I took it apart (I understand the hazards of CRT's, and know how to discharge them) and luckily there are separate PCB's for the radio tuner, TV tuner, and TV and amplifier. The TV tuner is attached to the TV and amplifier board (a board which i believe drives the CRT) through a few ribbon cables, as well as something that looks like an old RCA phono plug. This caught my attention because this is the same plug used for composite video.

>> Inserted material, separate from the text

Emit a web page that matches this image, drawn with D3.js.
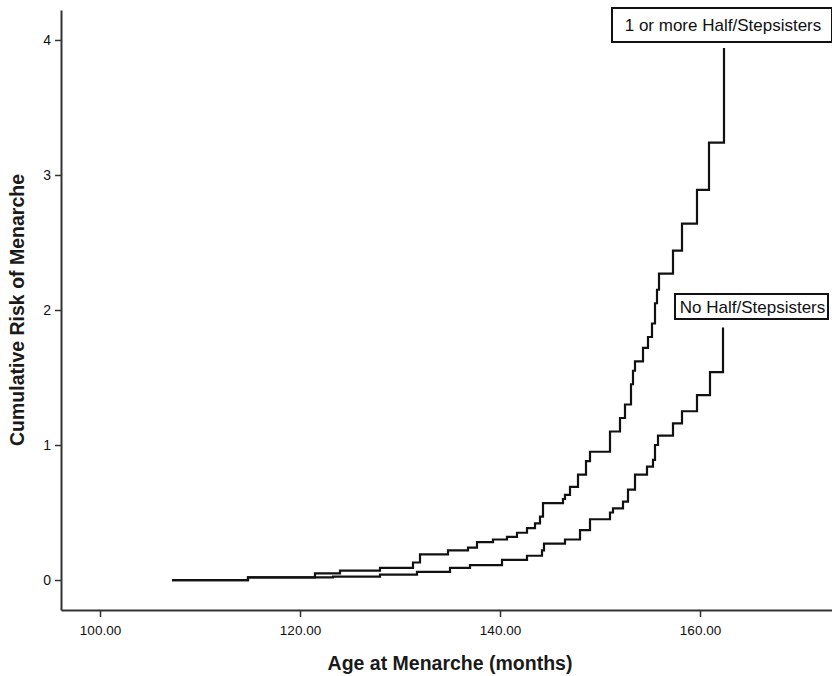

I have been reading up on analog TV in an attempt to understand how this works more, so I can figure out how to accomplish my project. If I am correct, composite video needs only be modulated with a carrier signal in order to be broadcast. Thus, I figure that somewhere in the TV, after the demodulator, I can feed in a composite video signal and have it display on the CRT. I do not know if the TV tuner PCB is a demodulator or just isolates one TV signal. I have attached an oscilloscope screen of the output of this board. I also tried inputting a composite signal to where the tuner connects to the tv and amp board (using a raspberry pi) but still got white fuzz on the screen.
Am I approaching this correctly?IMG_20170515_085549215.jpg IMG_20170515_085828624.jpg IMG_20170515_085853599.jpg IMG_20170515_085617944.jpg IMG_20170515_090144233.jpg
 

nsaspook

Joined Aug 27, 2009
13,312
I would just use a cheap external RF modulator. The odds of finding a signal point on the old TV that's directly compatible with a composite video NTSC signal is low.
 

Thread Starter

tinker95

Joined May 15, 2017
11
Thanks for the quick reply. There is no input for a TV signal with this TV, it just has an antenna. Perhaps wire the modulator to somewhere on the board?
 

LesJones

Joined Jan 8, 2017
4,190
A modulator converts composite video to an RF signal modulated with the video so it just connects in place of the antenna. Most modulators also have an input for the audio signal as well.

Les.
 

wayneh

Joined Sep 9, 2010
17,498
I sold the last RF modulator I had a few years ago on eBay for under $5. You're free to have fun any way you want, but I'd certainly recommend seeing what's available before building one. A DIY one will cost more than a commercial one and take a bunch of time.